The second half of the concert, though still remarkable, never reached quite the same musical and dramatic peaks.  It opened with sacred music by Heinrich Biber, mixed with two of the same composer's Mystery Sonatas, violin pieces devised to convey the 15 mysteries of the rosary.  The psalm settings and the Agnus Dei Pearlman had selected were lovely (and gave soprano Teresa Wakim,  alto Thea Lobo and tenor Murray Kidd a chance to shine), but it was the sonatas that threw off a strangely  memorable fire.  Each of the 15 is tuned - or "distuned" - in a particular way (which is too complicated to go into here), which gives the instrument an eccentric timbre, and gives the violinist a headache, probably (because of the unusual tuning of the instrument, each piece has its own bizarre key signature, too).  Add to that the fact that both of the sonatas on the program ("The Crucifixion" and "Assumption of the Virgin") seemed fiendishly difficult, and you can imagine the challenge facing concertmaster Christina Day Martinson.  She seemed unfazed by all this, however (but then she never seems fazed), and, working with two separate violins, carried off the sonatas with spirited verve (indeed, the final gigue from the "Assumption" was almost dizzying).

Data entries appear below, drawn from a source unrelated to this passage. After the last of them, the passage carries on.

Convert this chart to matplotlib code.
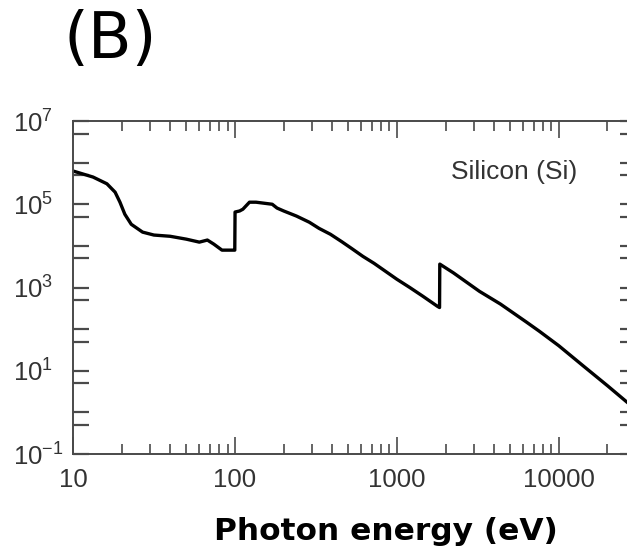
import matplotlib
matplotlib.use('Agg')
import matplotlib.pyplot as plt
from matplotlib.ticker import FixedLocator, FixedFormatter, NullFormatter

plt.rcParams['mathtext.fontset'] = 'custom'
plt.rcParams['mathtext.rm'] = 'Liberation Sans'
plt.rcParams['mathtext.it'] = 'Liberation Sans:italic'
plt.rcParams['mathtext.bf'] = 'Liberation Sans:bold'
plt.rcParams['mathtext.default'] = 'regular'

# Silicon absorption coefficient vs photon energy
energy_ev = [10, 13.3, 16.2, 18.2, 19.5, 20.9, 22.9, 26.9, 31.6, 39.8, 50.1,
             60.3, 67.6, 74.1, 83.2, 97.7, 99.8, 100.2, 107, 112, 123, 135,
             170, 182, 200, 240, 288, 331, 389, 457, 525, 617, 724, 851,
             1000, 1202, 1445, 1778, 1836, 1842, 2239, 3236, 4365, 6310, 7586,
             10000, 14125, 19953, 26303, 30000]
absorption = [6.3e5, 4.5e5, 3.1e5, 1.95e5, 1.12e5, 5.75e4, 3.3e4, 2.14e4,
              1.82e4, 1.7e4, 1.45e4, 1.23e4, 1.38e4, 1.1e4, 7.9e3, 7.9e3,
              7.9e3, 6.5e4, 6.9e4, 7.6e4, 1.12e5, 1.12e5, 1.0e5, 8.1e4, 6.9e4,
              5.2e4, 3.7e4, 2.63e4, 1.9e4, 1.26e4, 8.7e3, 5.6e3, 3.8e3, 2.45e3,
              1.58e3, 1.0e3, 6.2e2, 3.55e2, 3.3e2, 3.65e3, 2.24e3, 8.1e2, 4.0e2,
              1.48e2, 89, 40, 13.2, 4.4, 1.78, 1.17]

x_major = [10, 100, 1000, 10000]
x_labels = ['10', '100', '1000', '10000']
x_minor = [m * d for d in (10, 100, 1000, 10000) for m in range(2, 10)]
y_exponents = list(range(-1, 8))
y_major = [10.0 ** e for e in y_exponents]
y_labels = ['$10^{%d}$' % e if e % 2 else '' for e in y_exponents]
y_minor = [5 * 10.0 ** e for e in range(-2, 7)]

W, H = 627, 554
fig = plt.figure(figsize=(W / 100, H / 100), dpi=100)
left, right, top, bottom = 73, 636, 121, 454
ax = fig.add_axes([left / W, 1 - bottom / H, (right - left) / W, (bottom - top) / H])

ax.plot(energy_ev, absorption, color='black', lw=2.4, solid_joinstyle='round')
ax.set_xscale('log')
ax.set_yscale('log')
ax.set_xlim(10, 30000)
ax.set_ylim(1e-1, 1e7)

spine_col = '#4a4a4a'
for s in ax.spines.values():
    s.set_color(spine_col)
    s.set_linewidth(1.4)

ax.xaxis.set_major_locator(FixedLocator(x_major))
ax.xaxis.set_major_formatter(FixedFormatter(x_labels))
ax.xaxis.set_minor_locator(FixedLocator(x_minor))
ax.xaxis.set_minor_formatter(NullFormatter())
ax.yaxis.set_major_locator(FixedLocator(y_major))
ax.yaxis.set_major_formatter(FixedFormatter(y_labels))
ax.yaxis.set_minor_locator(FixedLocator(y_minor))
ax.yaxis.set_minor_formatter(NullFormatter())

ax.tick_params(axis='x', which='major', direction='in', length=12, width=1.2,
               top=True, bottom=True, color=spine_col, pad=10)
ax.tick_params(axis='x', which='minor', direction='in', length=7, width=1.2,
               top=True, bottom=True, color=spine_col)
ax.tick_params(axis='y', which='both', direction='in', length=11.5, width=1.6,
               left=True, right=True, color=spine_col, pad=43)
for lab in ax.get_xticklabels():
    lab.set_fontfamily('Liberation Sans')
    lab.set_fontsize(18.5)
    lab.set_color('#333333')
for lab in ax.get_yticklabels():
    lab.set_fontfamily('Liberation Sans')
    lab.set_fontsize(18.5)
    lab.set_color('#333333')
    lab.set_horizontalalignment('left')

fig.text(577 / W, 1 - 172 / H, 'Silicon (Si)', ha='right', va='center',
         fontsize=19, color='#333333', family='Liberation Sans')
fig.text(386 / W, 1 - 531 / H, 'Photon energy (eV)', ha='center', va='center',
         fontsize=22.5, fontweight='bold', family='DejaVu Sans', color='black')
fig.text(110 / W, 1 - 40 / H, '(B)', ha='center', va='center',
         fontsize=46, family='DejaVu Sans', color='black')

fig.savefig('out.png', dpi=100)
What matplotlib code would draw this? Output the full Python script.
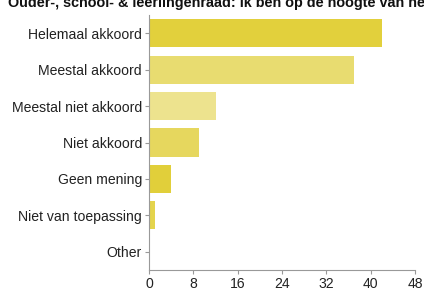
import matplotlib
matplotlib.use("Agg")
import matplotlib.pyplot as plt

categories = ["Helemaal akkoord", "Meestal akkoord", "Meestal niet akkoord",
              "Niet akkoord", "Geen mening", "Niet van toepassing", "Other"]
values = [42, 37, 12, 9, 4, 1, 0]
colors = ["#e2d03c", "#e8dc70", "#ede38e", "#e6d75e", "#e1cf3a", "#e4d44c", "#e4d44c"]
xticks = [0, 8, 16, 24, 32, 40, 48]
title = "Ouder-, school- & leerlingenraad: Ik ben op de hoogte van het"

plt.rcParams['font.family'] = ['Liberation Sans', 'DejaVu Sans']
fig = plt.figure(figsize=(4.24, 2.91), dpi=100)
ax = fig.add_axes([149/424, 1-270/291, (415-149)/424, (270-15)/291])
ypos = list(range(len(categories)))
ax.barh(ypos, values, height=0.77, color=colors)
ax.set_ylim(len(categories)-0.5, -0.5)
ax.set_xlim(0, 48)
ax.set_yticks(ypos)
ax.set_yticklabels(categories, fontsize=10.1, color="#222222")
ax.set_xticks(xticks)
ax.set_xticklabels([str(t) for t in xticks], fontsize=10.1, color="#222222")
for s in ["top", "right"]:
    ax.spines[s].set_visible(False)
for s in ["left", "bottom"]:
    ax.spines[s].set_color("#999999")
    ax.spines[s].set_linewidth(0.8)
ax.tick_params(axis="both", length=3, color="#999999", width=0.8, pad=2)
fig.text(8/424, 1-7/291, title, fontsize=10.4, fontweight="bold", va="baseline", ha="left", color="#111111")
fig.savefig("out.png", dpi=100)
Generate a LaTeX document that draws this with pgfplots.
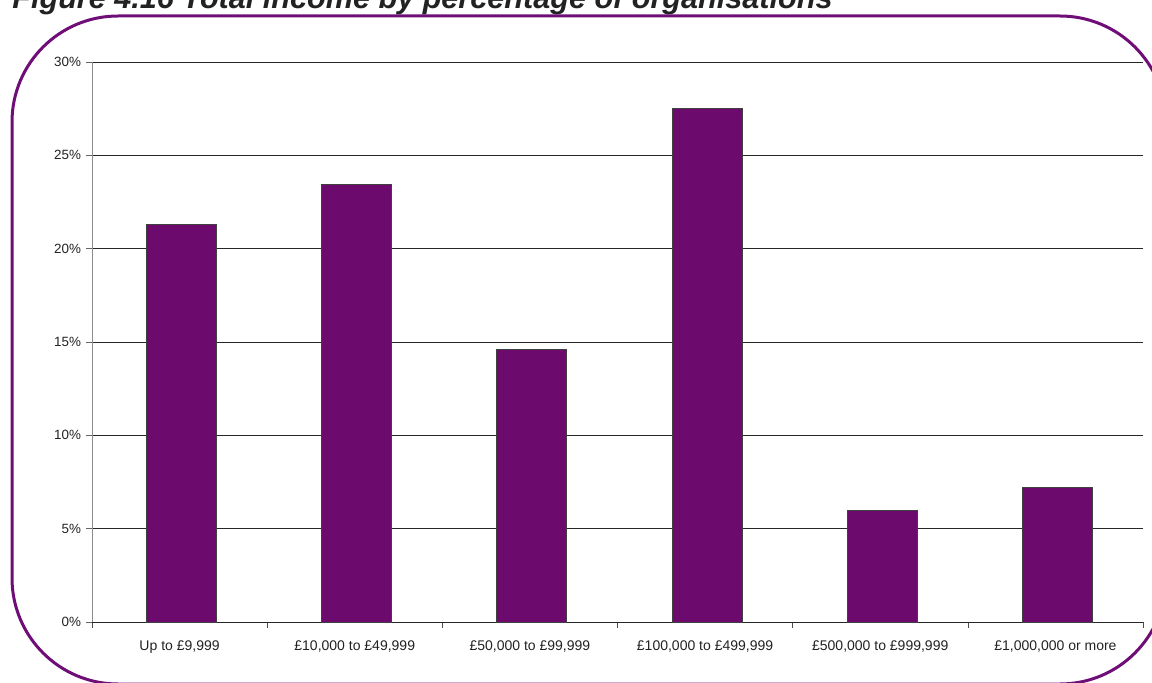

The crowning glory of the program was literally a discovery - an early Gloria by Handel that was only authenticated a few years ago.  To be honest, though very beautiful, the piece almost felt like a bit of an anti-climax after the impressively knotty Mystery Sonatas  - luckily, however, Mary Wilson returned to carry it off. Ms. Wilson's voice is just about perfect for Handel - her tone is ripe with sun, and her phrasings so flexible they seem to almost ripple. By the end of her beguiling performance, any and all sense of anticlimax had been banished.